La structure pour couler le béton est en place depuis l’été 2021. Photo : remise

Le 15 octobre, la Cour administrative d’appel (CAA) de Nancy avait suspendu l’autorisation de confiner les déchets. La CAA arguait alors que la société MDPA, gestionnaire du site et détenue par l’État, ne présentait pas les garanties financières nécessaires aux travaux. Selon un arrêté publié dimanche 6 mars au journal officiel, le gouvernement a apporté une garantie financière pour l’entreprise de 160 millions d’euros jusqu’en 2030. Forte de cette enveloppe, l’entreprise MDPA s’apprête à débuter le chantier.

Dans le cas où les déchets seraient confinés, ils contamineraient forcément un jour la réserve d’eau potable, à cause des infiltrations d’eau. Difficile de dire en quelle proportion. L’État table sur une forte dilution des éléments polluants, et argue que l’opération de déstockage serait trop dangereuse pour les mineurs. Pour Alsace Nature, cette position n’est pas raisonnable, « vu qu’on ne sait même pas précisément ce qu’il y a dans la mine », dénonce Me Zind, avocat de l’association. De son côté, Jean Rottner, président de la Région Grand Est, a affirmé être en contact avec trois entreprises en capacité de déstocker des déchets. Parallèlement, de nombreux anciens mineurs de Stocamine, dont Jean-Pierre Hecht, de la CFDT, considèrent que le déstockage est tout à fait possible techniquement.

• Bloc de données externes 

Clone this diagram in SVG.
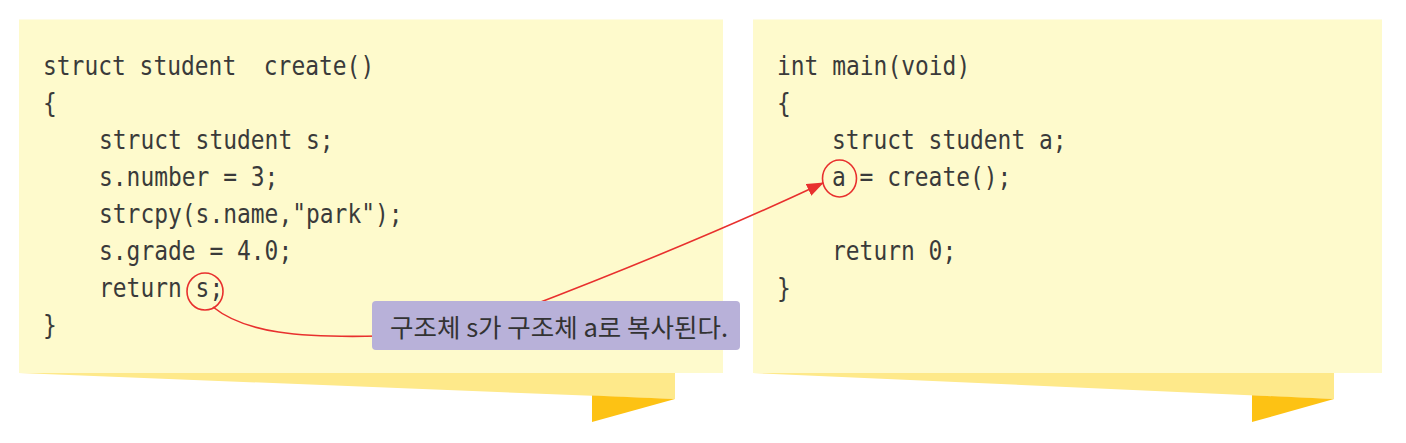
<svg xmlns="http://www.w3.org/2000/svg" width="1406" height="443" viewBox="0 0 1406 443">
<style>
.panel{fill:#FEFACC}
.ribbon{fill:#FEE98A}
.fold{fill:#FDC214}
.code{font-family:"DejaVu Sans Mono","Liberation Mono",monospace;font-size:27px;fill:#3a3a3a;white-space:pre}
.mark{fill:none;stroke:#E8302E;stroke-width:1.6}
.conn{fill:none;stroke:#E8302E;stroke-width:1.6}
.label-box{fill:#B8B1D9}
.label{font-family:"Noto Sans CJK KR","Noto Sans",sans-serif;font-size:25px;fill:#333333}
</style>
<defs>
<marker id="arrow" markerWidth="17" markerHeight="13" refX="16" refY="6.5" orient="auto" markerUnits="userSpaceOnUse">
<path d="M0,0 L17,6.5 L0,13 Z" fill="#E8302E"/>
</marker>
</defs>
<rect width="1406" height="443" fill="#FFFFFF"/>
<g id="panel-create">
<polygon class="ribbon" points="19,373 675,373 675,399"/>
<polygon class="fold" points="592,395.6 675,399 592,422"/>
<rect class="panel" x="19" y="19.5" width="704" height="353.5"/>
<text class="code" x="43" y="75" textLength="331.2" lengthAdjust="spacingAndGlyphs">struct student  create()</text>
<text class="code" x="43" y="112" textLength="13.8" lengthAdjust="spacingAndGlyphs">{</text>
<text class="code" x="99" y="149" textLength="234.6" lengthAdjust="spacingAndGlyphs">struct student s;</text>
<text class="code" x="99" y="186" textLength="179.4" lengthAdjust="spacingAndGlyphs">s.number = 3;</text>
<text class="code" x="99" y="223" textLength="303.6" lengthAdjust="spacingAndGlyphs">strcpy(s.name,"park");</text>
<text class="code" x="99" y="260" textLength="193.2" lengthAdjust="spacingAndGlyphs">s.grade = 4.0;</text>
<text class="code" x="99" y="297" textLength="124.2" lengthAdjust="spacingAndGlyphs">return s;</text>
<text class="code" x="43" y="334" textLength="13.8" lengthAdjust="spacingAndGlyphs">}</text>
<ellipse class="mark" cx="205" cy="291.5" rx="18" ry="18.5"/>
</g>
<g id="panel-main">
<polygon class="ribbon" points="753,373 1334,373 1334,399"/>
<polygon class="fold" points="1252,395.3 1334,399 1252,422"/>
<rect class="panel" x="753" y="19.5" width="629" height="353.5"/>
<text class="code" x="777" y="75" textLength="193.2" lengthAdjust="spacingAndGlyphs">int main(void)</text>
<text class="code" x="777" y="112" textLength="13.8" lengthAdjust="spacingAndGlyphs">{</text>
<text class="code" x="832" y="149" textLength="234.6" lengthAdjust="spacingAndGlyphs">struct student a;</text>
<text class="code" x="832" y="186" textLength="179.4" lengthAdjust="spacingAndGlyphs">a = create();</text>
<text class="code" x="832" y="260" textLength="124.2" lengthAdjust="spacingAndGlyphs">return 0;</text>
<text class="code" x="777" y="297" textLength="13.8" lengthAdjust="spacingAndGlyphs">}</text>
<ellipse class="mark" cx="839.5" cy="178.5" rx="17" ry="18.5"/>
</g>
<g id="connectors">
<path class="conn" d="M213,307 C245,333 300,338 380,336"/>
<path class="conn" d="M520,310 Q695,243 823,183" marker-end="url(#arrow)"/>
</g>
<g id="note">
<rect class="label-box" x="372" y="301" width="368" height="49" rx="4"/>
<text class="label" x="390" y="337" textLength="338" lengthAdjust="spacingAndGlyphs">구조체 s가 구조체 a로 복사된다.</text>
</g>
</svg>
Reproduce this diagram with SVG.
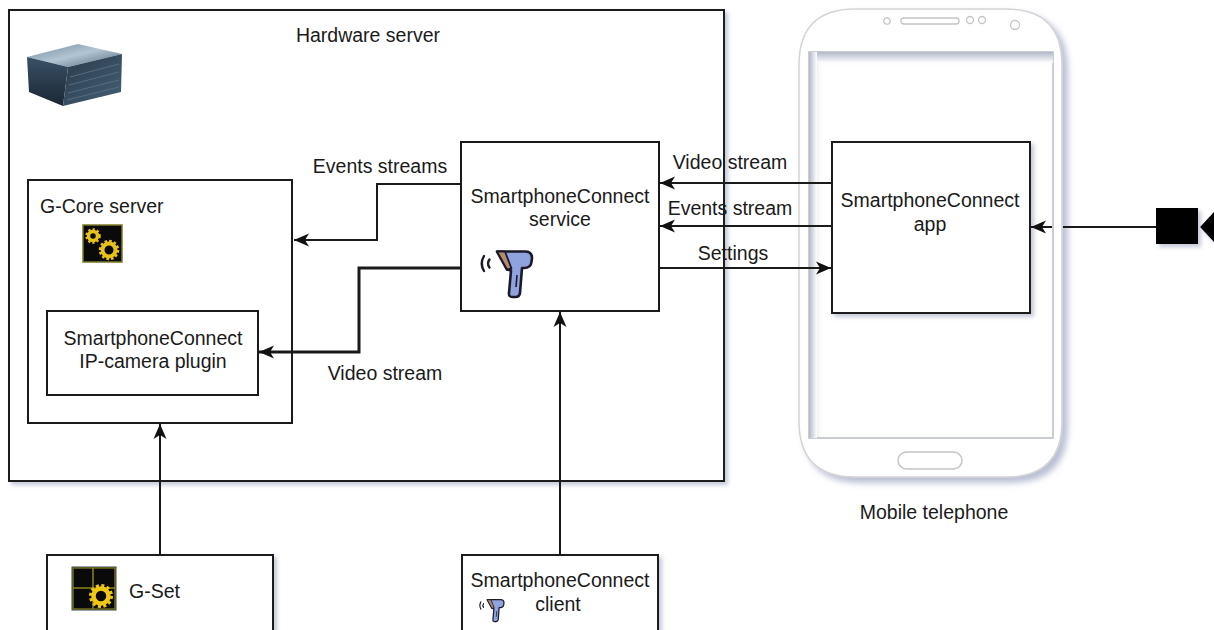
<svg xmlns="http://www.w3.org/2000/svg" width="1214" height="630" viewBox="0 0 1214 630">
  <defs>
    <style>
      .box { fill: #ffffff; stroke: #1a1a1a; stroke-width: 2; }
      .lbl { font-family: "Liberation Sans", Arial, sans-serif; font-size: 19.5px; fill: #1a1a1a; }
      .mid { text-anchor: middle; }
      .edge { fill: none; stroke: #1a1a1a; stroke-width: 2; }
      .thick { stroke-width: 3; }
    </style>
    <filter id="shadow" x="-10%" y="-10%" width="130%" height="130%">
      <feDropShadow dx="3" dy="3" stdDeviation="2" flood-color="#7a84a8" flood-opacity="0.45"/>
    </filter>
    <filter id="phoneShadow" x="-10%" y="-10%" width="130%" height="130%">
      <feDropShadow dx="5" dy="5" stdDeviation="3" flood-color="#8088b0" flood-opacity="0.55"/>
    </filter>
    <marker id="arrow" viewBox="0 0 16 14" markerWidth="16" markerHeight="14" refX="15" refY="7" orient="auto" markerUnits="userSpaceOnUse">
      <path d="M0,0.5 L15,7 L0,13.5 L4,7 Z" fill="#111"/>
    </marker>
    <linearGradient id="srvTop" x1="0" y1="0" x2="1" y2="1">
      <stop offset="0" stop-color="#6f8aa0"/>
      <stop offset="0.5" stop-color="#b3c5d3"/>
      <stop offset="1" stop-color="#4d6478"/>
    </linearGradient>
    <linearGradient id="srvSide" x1="0" y1="0" x2="0" y2="1">
      <stop offset="0" stop-color="#3a5166"/>
      <stop offset="1" stop-color="#1b2633"/>
    </linearGradient>
    <linearGradient id="srvFront" x1="0" y1="0" x2="1" y2="1">
      <stop offset="0" stop-color="#2a3a4a"/>
      <stop offset="1" stop-color="#456076"/>
    </linearGradient>
    <linearGradient id="screenTop" x1="0" y1="0" x2="0" y2="1">
      <stop offset="0" stop-color="#b3b8c9"/>
      <stop offset="1" stop-color="#ffffff"/>
    </linearGradient>
    <linearGradient id="screenLeft" x1="0" y1="0" x2="1" y2="0">
      <stop offset="0" stop-color="#b3b8c9"/>
      <stop offset="1" stop-color="#ffffff"/>
    </linearGradient>
    <!-- handheld barcode scanner glyph, about 54x48 -->
    <g id="scanner">
      <path d="M4,6 Q-0.5,13.5 4,21" fill="none" stroke="#1a1a2a" stroke-width="2.4" stroke-linecap="round"/>
      <path d="M9.5,9.5 Q6.5,13.5 9.5,17.5" fill="none" stroke="#1a1a2a" stroke-width="2.4" stroke-linecap="round"/>
      <path d="M17,1.5 L45,1.5 Q52,1.5 52,8 L51.5,12 Q51,18 44,18 L42,18 L40,43 Q39.5,47 35.5,47 L32.5,47 Q28.5,47 29,43 L31,20.5 L27,19.5 Z" fill="#8fa3de" stroke="#1a1a2a" stroke-width="2.6" stroke-linejoin="round"/>
      <path d="M17,1.5 L25,1.5 L31.5,18.5 L27,19.5 Z" fill="#b48b6c" stroke="#1a1a2a" stroke-width="1.8" stroke-linejoin="round"/>
      <path d="M37,25 L36,37" fill="none" stroke="#1a1a2a" stroke-width="1.6"/>
    </g>
  </defs>

  <!-- Mobile telephone -->
  <g id="phone">
    <path d="M855,9 L1006,9 Q1062,9 1062,65 L1062,421 Q1062,477 1006,477 L855,477 Q799,477 799,421 L799,65 Q799,9 855,9 Z M809,52 L809,438 L1053,438 L1053,52 Z" fill="#ffffff" fill-rule="evenodd" stroke="#d4d4d8" stroke-width="1.5" filter="url(#phoneShadow)"/>
    <rect x="809" y="52" width="244" height="386" fill="none" stroke="#c4c7d0" stroke-width="1.5"/>
    <rect x="809" y="52" width="244" height="11" fill="url(#screenTop)"/>
    <rect x="809" y="52" width="8" height="386" fill="url(#screenLeft)"/>
    <circle cx="887" cy="21" r="3.2" fill="none" stroke="#c4c4c8" stroke-width="1.3"/>
    <rect x="901" y="18" width="58" height="6" rx="3" fill="none" stroke="#c4c4c8" stroke-width="1.3"/>
    <circle cx="970" cy="20" r="3.5" fill="none" stroke="#c4c4c8" stroke-width="1.3"/>
    <circle cx="982" cy="20" r="3.5" fill="none" stroke="#c4c4c8" stroke-width="1.3"/>
    <circle cx="1015" cy="25" r="4.5" fill="none" stroke="#c4c4c8" stroke-width="1.3"/>
    <rect x="898" y="452" width="64" height="17" rx="8.5" fill="none" stroke="#c4c4c8" stroke-width="1.5"/>
    <text class="lbl mid" x="934" y="519">Mobile telephone</text>
  </g>

  <!-- Hardware server container -->
  <g id="hardware-server">
    <rect class="box" x="9" y="10" width="715" height="471" filter="url(#shadow)"/>
    <text class="lbl mid" x="368" y="42">Hardware server</text>
    <!-- rack server picture -->
    <g id="server-picture">
      <path d="M27,57 L78,44 L122,54 L68,67 Z" fill="url(#srvTop)"/>
      <path d="M27,57 L68,67 L63,106 L29,92 Z" fill="url(#srvSide)"/>
      <path d="M68,67 L122,54 L121,92 L63,106 Z" fill="url(#srvFront)"/>
      <g stroke="#5d7488" stroke-width="1" opacity="0.8">
        <path d="M70,77 L119,64"/>
        <path d="M69,85 L119,72"/>
        <path d="M68,93 L119,80"/>
        <path d="M67,100 L119,87"/>
      </g>
    </g>
  </g>

  <!-- G-Core server -->
  <g id="g-core-server">
    <rect class="box" x="28" y="180" width="264" height="243"/>
    <text class="lbl" x="40" y="213">G-Core server</text>
    <g id="g-core-icon">
      <rect x="83" y="225" width="39" height="37" fill="#0a0a0a" stroke="#7d7a2a" stroke-width="1.5"/>
      <circle cx="93" cy="236" r="4.5" fill="none" stroke="#e8c21a" stroke-width="3.5"/>
      <circle cx="93" cy="236" r="6.5" fill="none" stroke="#e8c21a" stroke-width="2.5" stroke-dasharray="2.2 2"/>
      <circle cx="109" cy="250" r="6.5" fill="none" stroke="#e8c21a" stroke-width="4"/>
      <circle cx="109" cy="250" r="9" fill="none" stroke="#e8c21a" stroke-width="2.5" stroke-dasharray="2.6 2.1"/>
    </g>
  </g>

  <!-- IP-camera plugin -->
  <g id="ip-camera-plugin">
    <rect class="box" x="47" y="311" width="211" height="84"/>
    <text class="lbl mid" x="153" y="345">SmartphoneConnect</text>
    <text class="lbl mid" x="153" y="368">IP-camera plugin</text>
  </g>

  <!-- SmartphoneConnect service -->
  <g id="smartphoneconnect-service">
    <rect class="box" x="461" y="142" width="198" height="169"/>
    <text class="lbl mid" x="560" y="203">SmartphoneConnect</text>
    <text class="lbl mid" x="560" y="226">service</text>
    <use href="#scanner" x="480" y="250"/>
  </g>

  <!-- SmartphoneConnect app -->
  <g id="smartphoneconnect-app">
    <rect class="box" x="832" y="142" width="198" height="171" filter="url(#shadow)"/>
    <text class="lbl mid" x="930" y="207">SmartphoneConnect</text>
    <text class="lbl mid" x="930" y="231">app</text>
  </g>

  <!-- Video camera -->
  <g id="video-camera" filter="url(#shadow)">
    <rect x="1156" y="208" width="42" height="36" fill="#000"/>
    <path d="M1214,212 L1200,227 L1214,242 Z" fill="#000"/>
  </g>

  <!-- G-Set -->
  <g id="g-set">
    <rect class="box" x="47" y="555" width="226" height="85" filter="url(#shadow)"/>
    <g id="g-set-icon">
      <rect x="72" y="567" width="44" height="43" fill="#0a0a0a" stroke="#34495e" stroke-width="1"/>
      <path d="M93,568 L93,609 M73,588 L115,588" stroke="#8a8420" stroke-width="1.5"/>
      <rect x="73" y="568" width="42" height="41" fill="none" stroke="#8a8420" stroke-width="1.2"/>
      <circle cx="101" cy="596" r="7.5" fill="none" stroke="#f0c814" stroke-width="4.5"/>
      <circle cx="101" cy="596" r="10.5" fill="none" stroke="#f0c814" stroke-width="3" stroke-dasharray="3 2.5"/>
    </g>
    <text class="lbl" x="129" y="598">G-Set</text>
  </g>

  <!-- SmartphoneConnect client -->
  <g id="smartphoneconnect-client">
    <rect class="box" x="462" y="555" width="196" height="85" filter="url(#shadow)"/>
    <text class="lbl mid" x="560" y="587">SmartphoneConnect</text>
    <text class="lbl mid" x="558" y="611">client</text>
    <use href="#scanner" transform="translate(479,599) scale(0.48)"/>
  </g>

  <!-- Connectors -->
  <g id="connectors">
    <path class="edge" d="M461,184 L377,184 L377,240 L294,240" marker-end="url(#arrow)"/>
    <path class="edge thick" d="M461,268 L359,268 L359,352 L259,352" marker-end="url(#arrow)"/>
    <path class="edge" d="M831,183 L660,183" marker-end="url(#arrow)"/>
    <path class="edge" d="M831,226 L660,226" marker-end="url(#arrow)"/>
    <path class="edge" d="M659,268 L831,268" marker-end="url(#arrow)"/>
    <path class="edge" d="M160,555 L160,424" marker-end="url(#arrow)"/>
    <path class="edge" d="M560,555 L560,312" marker-end="url(#arrow)"/>
    <path class="edge" d="M1156,227 L1063,227"/>
    <path class="edge" d="M1052,227 L1031,227" marker-end="url(#arrow)"/>
    <text class="lbl mid" x="380" y="173">Events streams</text>
    <text class="lbl mid" x="385" y="380">Video stream</text>
    <text class="lbl mid" x="730" y="169">Video stream</text>
    <text class="lbl mid" x="730" y="215">Events stream</text>
    <text class="lbl mid" x="733" y="260">Settings</text>
  </g>
</svg>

Un référé liberté pour permettre l’inventaire malgré les travaux

Alsace Nature va maintenant tenter de retarder les travaux, pour qu’un inventaire de l’Oclaesp soit possible. Me Zind détaille :

« Je m’apprête à déposer un référé liberté pour suspendre, en urgence, les travaux. J’argumenterai notamment sur le droit à un procès équitable, parce que le coulage du béton empêcherait forcément la manifestation de la vérité concernant notre plainte. J’insisterai aussi sur le droit à vivre dans un environnement sain et garantissant la santé publique. »

Contacté, l’Oclaesp n’a pas encore répondu à nos questions, notamment sur les actions prévues pour leur enquête. Pour Me François Zind, réaliser des tests sur les déchets dans la mine dans le but de mieux connaitre la nature des éléments stockés serait logique. Il rappelle que la mission d’information parlementaire de 2018 stipule que dans le bloc 15, qui a pris feu, des sels de la mine se sont mélangés aux déchets toxiques formant un agglomérat de 30 000 tonnes, « soit un ordre de grandeur proche du reste des déchets stockés dans les autres blocs », dont on ne connait pas la composition chimique exacte.

Enfin, dans le rapport de 2011 du comité de pilotage de Stocamine, les experts estimaient que l’incendie faisait peser « une suspicion générale sur la totalité du dispositif de réception des colis ». Les écologistes espèrent que ces incertitudes sur la nature des déchets, et donc sur leur impact sur la nappe phréatique, pousseront les autorités à les extraire de la mine.